An idea I've been proliferating recently is that, in the year of our lord 2024, server and client communication should be guaranteed to be wire-compatible. To that end, every greenfield project I've been on has leveraged a framework that produces an OpenAPI specification. You can see the same ideas at play here.
The workflow looks like this:
With OpenAPI tooling you can approach generation from two perspectives:
- Generating both the client and server from a common specification
- Building a server using a framework that exports a specification that can be used to generate clients
There's trade offs to either approach, but I generally use a framework. What is important is that my server and client are wire compatible. That eliminates a lot of end to end and unit tests that I'd have to maintain for the server and every client repository.
The generated clients also, typically, only use the standard library of the language they're generating in. This is useful in minimizing the toil around updating dependencies for each client. Like it or not, vulnerability reporting has become a big part of every engineers week. Minimizing that down to upgrading the language version to fix a vulnerability is quite nice.

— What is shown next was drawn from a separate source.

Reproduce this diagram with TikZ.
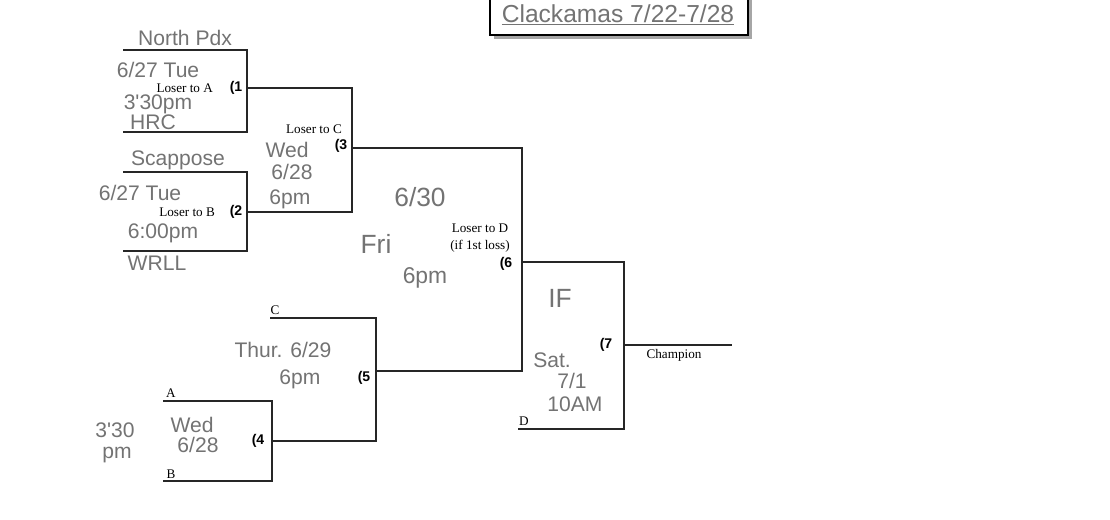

Lastly, and maybe most importantly, is that what users can do in my UI they can do in my API because my UI is a subset of my client which is wire-compatible with my API. Integration conversations are often as simple as looking at tests or trying things manually in the UI first.
My remaining toil in software development is largely around coordinated releases. Updating a server and three client repositories in loose order is a task that can take a considerable amount of time. I largely get around this with Make targets that are optimized to generate each client on the host machine, but I long for a way for all of this to be automated away. That's worth a separate post though.